*Task brief*
Leaving out every picture, retype the lines below from the top through the one that contains "import numpy as np".

*Data excerpt*

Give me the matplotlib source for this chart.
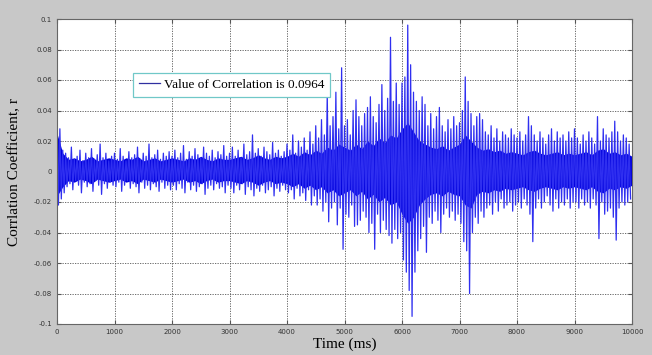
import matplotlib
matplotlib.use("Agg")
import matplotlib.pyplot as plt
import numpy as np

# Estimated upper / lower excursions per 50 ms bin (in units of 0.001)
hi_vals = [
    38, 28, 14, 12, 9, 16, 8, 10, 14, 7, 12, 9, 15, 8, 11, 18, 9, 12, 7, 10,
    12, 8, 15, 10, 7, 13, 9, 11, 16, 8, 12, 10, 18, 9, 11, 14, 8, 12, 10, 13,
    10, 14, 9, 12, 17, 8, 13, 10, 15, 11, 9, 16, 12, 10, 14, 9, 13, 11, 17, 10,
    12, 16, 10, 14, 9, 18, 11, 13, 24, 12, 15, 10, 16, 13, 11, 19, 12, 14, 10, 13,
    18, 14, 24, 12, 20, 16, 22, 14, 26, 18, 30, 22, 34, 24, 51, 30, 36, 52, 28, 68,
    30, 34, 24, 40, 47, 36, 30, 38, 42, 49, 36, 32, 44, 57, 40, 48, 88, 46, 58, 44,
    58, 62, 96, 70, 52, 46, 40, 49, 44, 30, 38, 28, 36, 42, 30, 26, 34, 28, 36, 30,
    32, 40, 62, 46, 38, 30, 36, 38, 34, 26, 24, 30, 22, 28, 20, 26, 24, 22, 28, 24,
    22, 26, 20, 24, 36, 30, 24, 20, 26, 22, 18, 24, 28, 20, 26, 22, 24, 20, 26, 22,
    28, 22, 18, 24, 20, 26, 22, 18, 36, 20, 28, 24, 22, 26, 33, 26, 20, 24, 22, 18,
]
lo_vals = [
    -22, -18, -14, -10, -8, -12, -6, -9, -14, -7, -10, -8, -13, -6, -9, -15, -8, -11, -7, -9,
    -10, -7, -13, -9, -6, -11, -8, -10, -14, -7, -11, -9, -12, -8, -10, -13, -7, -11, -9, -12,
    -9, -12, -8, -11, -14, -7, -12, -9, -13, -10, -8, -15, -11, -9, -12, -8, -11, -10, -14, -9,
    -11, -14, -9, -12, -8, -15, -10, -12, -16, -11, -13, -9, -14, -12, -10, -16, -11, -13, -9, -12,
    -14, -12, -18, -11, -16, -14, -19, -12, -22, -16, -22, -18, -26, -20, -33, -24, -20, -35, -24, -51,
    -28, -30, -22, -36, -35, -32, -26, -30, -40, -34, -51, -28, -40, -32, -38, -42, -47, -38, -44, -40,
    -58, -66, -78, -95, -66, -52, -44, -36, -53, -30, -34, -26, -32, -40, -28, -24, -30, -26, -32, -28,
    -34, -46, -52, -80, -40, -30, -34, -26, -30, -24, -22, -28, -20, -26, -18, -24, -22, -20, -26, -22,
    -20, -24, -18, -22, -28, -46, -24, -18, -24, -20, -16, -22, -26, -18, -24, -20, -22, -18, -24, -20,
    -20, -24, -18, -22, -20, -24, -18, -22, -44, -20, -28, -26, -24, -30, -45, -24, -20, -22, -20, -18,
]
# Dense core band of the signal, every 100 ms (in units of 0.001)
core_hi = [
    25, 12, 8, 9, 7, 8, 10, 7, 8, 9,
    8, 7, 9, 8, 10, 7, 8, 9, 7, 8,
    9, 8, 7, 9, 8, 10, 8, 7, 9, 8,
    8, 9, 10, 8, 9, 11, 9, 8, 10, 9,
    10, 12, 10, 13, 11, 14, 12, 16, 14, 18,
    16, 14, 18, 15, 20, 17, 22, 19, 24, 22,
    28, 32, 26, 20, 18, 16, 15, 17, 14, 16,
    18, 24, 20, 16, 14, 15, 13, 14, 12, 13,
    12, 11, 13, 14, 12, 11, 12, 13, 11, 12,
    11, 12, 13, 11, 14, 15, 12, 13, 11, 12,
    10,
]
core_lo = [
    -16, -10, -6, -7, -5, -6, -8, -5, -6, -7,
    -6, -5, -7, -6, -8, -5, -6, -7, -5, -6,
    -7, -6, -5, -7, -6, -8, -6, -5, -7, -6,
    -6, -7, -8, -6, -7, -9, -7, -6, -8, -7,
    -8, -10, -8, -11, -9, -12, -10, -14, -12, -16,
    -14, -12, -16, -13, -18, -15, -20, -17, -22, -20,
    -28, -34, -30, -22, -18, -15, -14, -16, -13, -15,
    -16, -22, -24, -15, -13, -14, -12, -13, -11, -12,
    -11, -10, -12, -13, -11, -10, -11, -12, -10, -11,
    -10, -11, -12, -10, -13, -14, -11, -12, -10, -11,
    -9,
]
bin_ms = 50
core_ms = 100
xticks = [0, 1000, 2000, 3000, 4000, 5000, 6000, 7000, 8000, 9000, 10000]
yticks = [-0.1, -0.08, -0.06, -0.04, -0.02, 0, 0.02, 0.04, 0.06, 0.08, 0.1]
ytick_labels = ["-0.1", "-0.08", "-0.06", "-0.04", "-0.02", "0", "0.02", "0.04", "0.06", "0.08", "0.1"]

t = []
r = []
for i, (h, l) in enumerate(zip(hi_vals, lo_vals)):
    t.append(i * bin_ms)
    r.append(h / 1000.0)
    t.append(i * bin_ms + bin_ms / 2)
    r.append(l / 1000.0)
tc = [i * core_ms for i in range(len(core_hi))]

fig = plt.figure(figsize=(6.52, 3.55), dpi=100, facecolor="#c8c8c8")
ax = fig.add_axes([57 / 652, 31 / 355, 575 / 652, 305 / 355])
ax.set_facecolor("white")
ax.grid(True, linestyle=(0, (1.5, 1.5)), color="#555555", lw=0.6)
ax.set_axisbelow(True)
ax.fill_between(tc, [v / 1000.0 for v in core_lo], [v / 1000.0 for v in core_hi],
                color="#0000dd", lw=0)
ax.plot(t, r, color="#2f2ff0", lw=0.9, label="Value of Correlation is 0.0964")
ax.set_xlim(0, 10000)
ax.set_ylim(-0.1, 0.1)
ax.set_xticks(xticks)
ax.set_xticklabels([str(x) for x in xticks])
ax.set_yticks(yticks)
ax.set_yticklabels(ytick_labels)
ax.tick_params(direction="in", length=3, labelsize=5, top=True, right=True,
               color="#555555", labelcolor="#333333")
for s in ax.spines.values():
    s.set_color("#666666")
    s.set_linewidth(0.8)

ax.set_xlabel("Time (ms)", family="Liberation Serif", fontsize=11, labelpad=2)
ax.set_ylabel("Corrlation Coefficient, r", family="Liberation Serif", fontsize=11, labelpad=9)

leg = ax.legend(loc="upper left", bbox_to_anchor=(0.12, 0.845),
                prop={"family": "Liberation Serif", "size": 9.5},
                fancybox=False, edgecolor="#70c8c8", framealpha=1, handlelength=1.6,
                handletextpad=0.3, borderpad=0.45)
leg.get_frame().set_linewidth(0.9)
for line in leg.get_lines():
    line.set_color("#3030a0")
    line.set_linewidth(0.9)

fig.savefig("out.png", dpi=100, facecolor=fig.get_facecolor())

*Task answer*
Give me the matplotlib source for this chart.
import matplotlib
matplotlib.use("Agg")
import matplotlib.pyplot as plt
import numpy as np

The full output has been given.